According to the Ministry of Agriculture branch in the Northern Red Sea region, the locust swarm that was detected in the administration areas of Selit, Nora, Jemhile and Dehil was put under control immediately after its prevalence was reported.
The branch office also reported that the experience gained over the past incidences in controlling the invasion of the desert locust swarm is significantly contributing in the effort. He also said that enough preparation has been put in place both in human resources, pesticides and spray equipment.
Noting that the role of the Eritrean Naval Force has been crucial in controlling the locust swarm, Lt. Colonel Yemane Gebremariam, Commander of the Northern Command at the Eritrean Naval Force, expressed readiness to carry out continuous observation in the uninhabited islands in cooperation with fishermen.
I n related developments, a new desert locust invasion that appeared on February 21, 2020 covering around 400 hectares of land in the Northern Red Sea Region was put under control from February 24-26, 2020 with the collaboration of the Ministry of Agriculture experts, the Military in the area and regional administration staff.
This newsletter interviewed coordinators of this successful control operation and their opinions are as follows.
Mr. Dawit Angesom, Head of Ministry of Agriculture Branch in Massawa Sub-Zone and a member of the coordinating team said, “We got information from the people around Mai-chew, Demas administrative area that a new locust invasion appeared in their vicinity on February 21. Then, instantly, a survey team was deployed to assess the exact whereabouts and size of the locust swarm. After all the necessary preparations, we along with the Military around us started control operations at 2 AM on 24 February. This operation was conducted with manual and motorized sprayers because the area was not suitable to deploy sprayer mounted vehicles.”

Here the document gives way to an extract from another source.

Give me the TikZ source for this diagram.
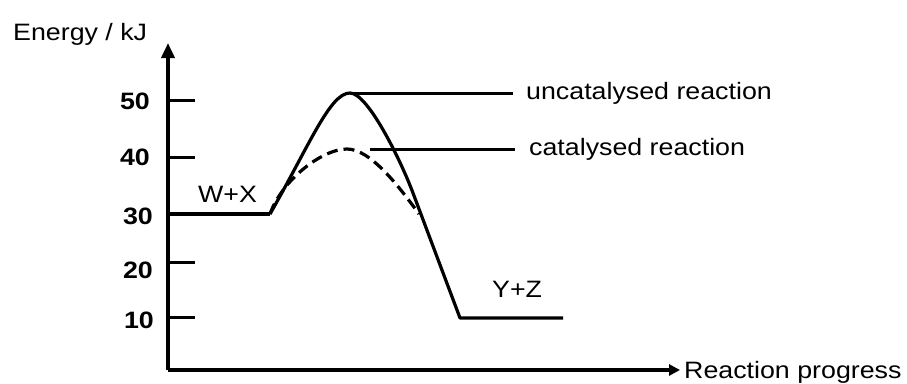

According to Mr. Dawit, some part of the swarm fled to Yangus area. There, it was relatively possible to support the man-powered spraying operation with sprayer-mounted vehicles. Finally, on February 26, the operation was concluded successfully without any harm to crops.

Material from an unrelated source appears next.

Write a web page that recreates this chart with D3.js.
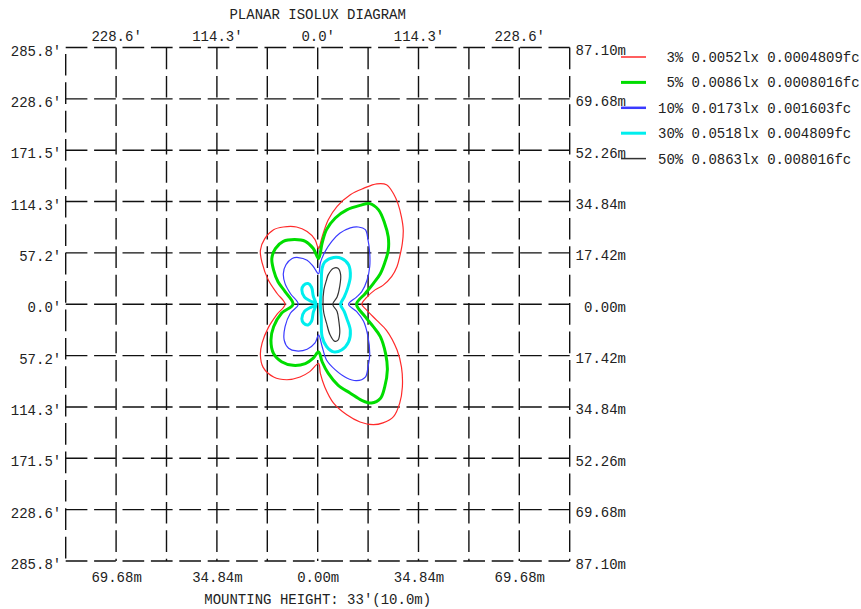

Mr. Ghidey Kiflay, also a member of the operation coordinating team, disclosed that the operation was just part of the ongoing locust control measures that started from July 2019 and affirmed the readiness of experts to control any new swarms that might come in the future.
Mr. Amanuel Kidane, member of the Army in the Northern Red Sea Region and one of the coordinators of the control operations informed this newsletter that thanks to the experience gained from participating in last year’s desert locust control activities, all the military personnel around are now capable o f protecting the land from locust infestation.
“After we got the information from the Ministry of Agriculture experts, we quickly organized our members in to different teams. Then we took the necessary spraying equipment from the Ministry and directly started our long journey to the rugged valleys and mountains. The spraying process started at exactly 2 a.m.” Mr. Amanuel explained.
According to his information, working during night-time was really challenging but thanks to the usual dedication of the military, the operation was concluded in just few days.
Based on a report from the Migratory Pests Control Unit, during the few control operation days, 11 experts, 700 people, four sprayer-mounted vehicles, seven survey and transport vehicles, water trucks, 30 motorized sprayers and six manual sprayers were deployed.
Moreover, a new mature adult locust swarm that appeared in the same region on February 29th and covered around 200 hectares of land was put under control on March 3rd around Emberemi area by four sprayer-mounted vehicles.
Meanwhile, the Ministry of Agriculture conducted a preliminary trial to harvest desert locust hoppers in the Northern Red Sea Region on February 26th 2020.
According to Mr. Huruy Asghedom, Director General of the Agricultural Extension Department, the objective of the preliminary trial was to test the capacity of vacuum suckers in harvesting locusts.
The trial was found to be successful with minor amendments to adjust the size of the suckers according the stages of the locusts to be harvested.
Mr. Huruy when outlining the broad objective of harvesting locusts said that “Many countries are using different ways and technologies to use locusts for human consumption and animal feed. Therefore, it is timely and important to introduce locust harvesting and other similar environment-smart technologies to make the best use of locusts.”
Mr. Kaleab Haile, Agro-chemical Regulatory Unit Head, on his part said that continuous application of pesticides is not good for the environment as well as for human and livestock safety. “Therefore”, he said, “Such technologies have positive impact in safeguarding the health of human, animal and the environment.